My oldest, Amanda plays basketball on the girls junior high team. They have three uniforms that they have to wear. One for scrimmages and practices, one for home games and one for away games. Amanda is well aware what her basketball schedule is. She has it posted in the kitchen and carries a copy in her backpack. Yesterday, I had to work, so I wasn't home in the evening (I work afternoon shift). She knew she had a game today, but didn't make sure she had her jersey for today.
So this afternoon she calls home (a half hour before she needs the jersey) and tells me she couldn't find it this morning and asked me if I would look for it. I said well I'll try but I'm not promising anything. I looked in her bedroom. Now if you can remember back to being a teen and how many clothes you had, you can imagine what her room looks like. Clothes everywhere! I looked in the laundry room, in the hamper, behind the couch, in the little boy's toybox, behind the tv, in the other kid's closets, every where I could think of, I looked.

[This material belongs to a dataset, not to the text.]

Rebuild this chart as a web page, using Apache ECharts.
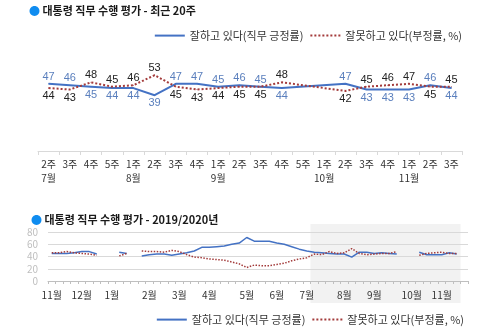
<!DOCTYPE html>
<html><head><meta charset="utf-8">
<script src="https://cdn.jsdelivr.net/npm/echarts@6/dist/echarts.min.js"></script>
<style>html,body{margin:0;padding:0;background:#fff}#c{width:500px;height:333px}</style>
</head><body><div id="c"></div>
<script>
const posName = '잘하고 있다(직무 긍정률)';
const negName = '잘못하고 있다(부정률, %)';

// Recent 20 weeks (top chart)
const recentWeeks  = ['2주','3주','4주','5주','1주','2주','3주','4주','1주','2주','3주','4주','5주','1주','2주','3주','4주','1주','2주','3주'];
const recentMonths = ['7월','','','','8월','','','','9월','','','','','10월','','','','11월','',''];
const recentPos = [47,46,45,44,44,39,47,47,45,46,45,44,null,null,47,43,43,43,46,44];
const recentNeg = [44,43,48,45,46,53,45,43,44,45,45,48,null,null,42,45,46,47,45,45];

// 2019/2020 weekly (bottom chart)
const weekCategories = [
 '2019.11.1주','2019.11.2주','2019.11.3주','2019.11.4주',
 '2019.12.1주','2019.12.2주','2019.12.3주','2019.12.4주',
 '2020.1.1주','2020.1.2주','2020.1.3주','2020.1.4주','2020.1.5주',
 '2020.2.1주','2020.2.2주','2020.2.3주','2020.2.4주',
 '2020.3.1주','2020.3.2주','2020.3.3주','2020.3.4주',
 '2020.4.1주','2020.4.2주','2020.4.3주','2020.4.4주','2020.4.5주',
 '2020.5.1주','2020.5.2주','2020.5.3주','2020.5.4주',
 '2020.6.1주','2020.6.2주','2020.6.3주','2020.6.4주',
 '2020.7.1주','2020.7.2주','2020.7.3주','2020.7.4주','2020.7.5주',
 '2020.8.1주','2020.8.2주','2020.8.3주','2020.8.4주',
 '2020.9.1주','2020.9.2주','2020.9.3주','2020.9.4주','2020.9.5주',
 '2020.10.1주','2020.10.2주','2020.10.3주','2020.10.4주',
 '2020.11.1주','2020.11.2주','2020.11.3주','2020.11.4주'
];
const weeklyPos = [45,45,45,46,48,48,44,null,null,47,45,null,41,43,44,44,42,44,46,49,55,55,56,57,60,62,71,65,65,65,62,60,56,52,49,
  47,46,45,44,44,39,47,47,45,46,45,44,null,null,47,43,43,43,46,44,null];
const weeklyNeg = [46,46,48,46,45,44,42,null,null,41,45,null,49,48,48,47,50,48,43,39,38,36,35,34,31,28,22,26,25,25,27,29,33,36,38,
  44,43,48,45,46,53,45,43,44,45,45,48,null,null,42,45,46,47,45,45,null];
const highlightFrom = '2020.7.2주';
const highlightTo = '2020.11.3주';

const FONT = "'Noto Sans CJK KR', 'Noto Sans', sans-serif";
const NUMFONT = "'Liberation Sans', Arial, sans-serif";
const BLUE = '#4472c4';
const RED = '#a33b3b';

function labeled(vals, other, isPos) {
  return vals.map((v, i) => {
    if (v == null) return null;
    const o = other[i];
    const top = isPos ? v >= o : v > o;
    return {
      value: v,
      label: {position: top ? 'top' : 'bottom', distance: top ? 1 : 2}
    };
  });
}

const legendBase = {itemWidth: 30, itemHeight: 14, itemGap: 6, data: [posName, negName],
  itemStyle: {opacity: 0},
  textStyle: {fontSize: 11, color: '#333', fontFamily: FONT}};

const chart = echarts.init(document.getElementById('c'), null, {renderer: 'canvas'});
const option = {
  animation: false,
  textStyle: {fontFamily: FONT},
  title: [
    {text: '{d|●} 대통령 직무 수행 평가 - 최근 20주', left: 24, top: 0,
     textStyle: {fontSize: 11, fontWeight: 'bold', color: '#1a1a1a', fontFamily: FONT,
       rich: {d: {color: '#0f8cf0', fontSize: 11, fontFamily: FONT}}}},
    {text: '{d|●} 대통령 직무 수행 평가 - 2019/2020년', left: 26, top: 209,
     textStyle: {fontSize: 11, fontWeight: 'bold', color: '#1a1a1a', fontFamily: FONT,
       rich: {d: {color: '#0f8cf0', fontSize: 11, fontFamily: FONT}}}}
  ],
  legend: [
    Object.assign({top: 25, right: 33}, legendBase),
    Object.assign({top: 309, right: 31}, legendBase)
  ],
  grid: [
    {left: 38, right: 38, top: 8, bottom: 182},
    {left: 48, right: 32, top: 232, bottom: 52}
  ],
  xAxis: [
    {type: 'category', gridIndex: 0, data: recentWeeks, boundaryGap: true,
     axisLine: {lineStyle: {color: '#d9d9d9'}},
     axisTick: {show: true, length: 4, lineStyle: {color: '#d9d9d9'}},
     axisLabel: {interval: 0, fontSize: 10, color: '#333', margin: 6, lineHeight: 14,
       formatter: (v, i) => recentWeeks[i] + (recentMonths[i] ? '\n' + recentMonths[i] : '')}},
    {type: 'category', gridIndex: 1, data: weekCategories, boundaryGap: true,
     axisLine: {lineStyle: {color: '#bfbfbf'}},
     axisTick: {show: true, interval: 0, length: 3, lineStyle: {color: '#bfbfbf'}},
     axisLabel: {fontSize: 10, color: '#333', margin: 9,
       interval: (i, v) => /\.1주$/.test(v),
       formatter: v => v.split('.')[1] + '월'}}
  ],
  yAxis: [
    {type: 'value', gridIndex: 0, min: 0, max: 100, show: false},
    {type: 'value', gridIndex: 1, min: 0, max: 80, interval: 20,
     axisLine: {show: false}, axisTick: {show: false},
     axisLabel: {fontSize: 10, color: '#bfbfbf', margin: 10},
     splitLine: {lineStyle: {color: '#d9d9d9'}}}
  ],
  series: [
    {name: posName, type: 'line', xAxisIndex: 0, yAxisIndex: 0, symbol: 'circle', symbolSize: 1,
     showSymbol: true, connectNulls: true, labelLayout: {hideOverlap: false},
     data: labeled(recentPos, recentNeg, true),
     lineStyle: {color: BLUE, width: 2}, itemStyle: {color: BLUE},
     label: {show: true, fontSize: 11, color: '#5a7fbd', fontFamily: NUMFONT}},
    {name: negName, type: 'line', xAxisIndex: 0, yAxisIndex: 0, symbol: 'circle', symbolSize: 1,
     showSymbol: true, connectNulls: true,
     data: labeled(recentNeg, recentPos, false),
     lineStyle: {color: RED, width: 2, type: 'dotted'}, itemStyle: {color: RED},
     label: {show: true, fontSize: 11, color: '#222', fontFamily: NUMFONT}},
    {name: posName, type: 'line', xAxisIndex: 1, yAxisIndex: 1, symbol: 'none', connectNulls: false,
     data: weeklyPos, lineStyle: {color: BLUE, width: 1.5}, itemStyle: {color: BLUE}},
    {name: negName, type: 'line', xAxisIndex: 1, yAxisIndex: 1, symbol: 'none', connectNulls: false,
     data: weeklyNeg, lineStyle: {color: RED, width: 1.5, type: 'dotted'}, itemStyle: {color: RED}}
  ]
};
chart.setOption(option);

// shaded band for the recent 20 weeks, positioned through the axis scale
const i0 = weekCategories.indexOf(highlightFrom);
const i1 = weekCategories.indexOf(highlightTo);
const p0 = chart.convertToPixel({xAxisIndex: 1}, weekCategories[i0]);
const p0b = chart.convertToPixel({xAxisIndex: 1}, weekCategories[i0 + 1]);
const p1 = chart.convertToPixel({xAxisIndex: 1}, weekCategories[i1]);
const half = (p0b - p0) / 2;
const yTop = chart.convertToPixel({yAxisIndex: 1}, 80) - 8;
const yBase = chart.convertToPixel({yAxisIndex: 1}, 0);
chart.setOption({
  graphic: [{type: 'rect', z: -10, silent: true,
    shape: {x: p0 - half, y: yTop, width: (p1 + half) - (p0 - half), height: yBase - yTop + 22},
    style: {fill: '#f2f2f2'}}]
});
</script></body></html>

I look and look and the whole time I'm thinking, why am I looking for this thing. She knew she had a game today. She should have taken better care of it. She shouldn't have waited until the last minute. Does she think I can just jump up once I find it and run it to her, because I can't - I have to get her little brothers ready first. I shouldn't have to be looking for it, it's not my responsibility.
I kept looking and thinking about it. Why was I looking for it? It must be mom guilt. I would have felt bad, if she couldn't play at that game today, because she didn't have her jersey. So I kept looking and looking for it, until she called and asked if I found it. I told her no and I looked everywhere. God's honest truth. I have no idea where that jersey is.
Amanda said, oh well I guess I just won't play today, I'll just sit on the bench and watch instead of play. Now, she didn't seem that upset over it. I actually think I was more upset than she was. Why do I let myself feel that way. Deep down I know she was responsible for it, deep down I knew it wasn't my fault. Deep down I know there wasn't anything I could do about it and yet I felt terrible, like I let her down of something. It has to be mom guilt that makes me feel that way.